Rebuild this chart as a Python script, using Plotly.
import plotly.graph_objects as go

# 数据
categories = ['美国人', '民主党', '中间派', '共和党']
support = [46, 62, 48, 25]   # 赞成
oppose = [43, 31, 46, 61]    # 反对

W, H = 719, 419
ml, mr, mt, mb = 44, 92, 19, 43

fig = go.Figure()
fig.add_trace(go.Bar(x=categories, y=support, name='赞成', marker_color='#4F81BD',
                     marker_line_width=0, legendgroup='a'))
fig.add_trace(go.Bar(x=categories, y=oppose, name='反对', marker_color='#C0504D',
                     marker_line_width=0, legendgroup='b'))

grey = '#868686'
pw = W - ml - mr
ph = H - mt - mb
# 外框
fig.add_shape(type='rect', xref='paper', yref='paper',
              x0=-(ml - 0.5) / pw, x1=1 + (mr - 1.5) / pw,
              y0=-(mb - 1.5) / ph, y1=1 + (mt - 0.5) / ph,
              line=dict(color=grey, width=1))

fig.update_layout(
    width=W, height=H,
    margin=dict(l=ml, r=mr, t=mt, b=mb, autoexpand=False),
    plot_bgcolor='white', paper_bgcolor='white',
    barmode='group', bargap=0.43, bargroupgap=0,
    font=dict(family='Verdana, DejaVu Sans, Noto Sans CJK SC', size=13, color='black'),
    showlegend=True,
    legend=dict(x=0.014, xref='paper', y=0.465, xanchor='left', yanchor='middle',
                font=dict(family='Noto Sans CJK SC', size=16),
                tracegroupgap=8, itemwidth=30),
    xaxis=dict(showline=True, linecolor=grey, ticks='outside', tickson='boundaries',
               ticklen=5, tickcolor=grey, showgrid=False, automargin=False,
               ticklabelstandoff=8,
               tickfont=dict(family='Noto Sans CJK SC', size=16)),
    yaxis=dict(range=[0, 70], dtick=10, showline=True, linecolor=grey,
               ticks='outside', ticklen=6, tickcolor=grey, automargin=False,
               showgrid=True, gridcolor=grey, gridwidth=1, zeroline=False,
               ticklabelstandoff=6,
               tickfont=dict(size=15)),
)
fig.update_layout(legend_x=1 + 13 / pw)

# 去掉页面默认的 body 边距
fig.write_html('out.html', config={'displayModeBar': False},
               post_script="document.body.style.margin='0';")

» **Short problem**
Return the lines above precisely as they appear, beginning at the first line and ending at the line with "marker_line_width=0, legendgroup='b'))", and nothing after it.

» **Complete output**
Rebuild this chart as a Python script, using Plotly.
import plotly.graph_objects as go

# 数据
categories = ['美国人', '民主党', '中间派', '共和党']
support = [46, 62, 48, 25]   # 赞成
oppose = [43, 31, 46, 61]    # 反对

W, H = 719, 419
ml, mr, mt, mb = 44, 92, 19, 43

fig = go.Figure()
fig.add_trace(go.Bar(x=categories, y=support, name='赞成', marker_color='#4F81BD',
                     marker_line_width=0, legendgroup='a'))
fig.add_trace(go.Bar(x=categories, y=oppose, name='反对', marker_color='#C0504D',
                     marker_line_width=0, legendgroup='b'))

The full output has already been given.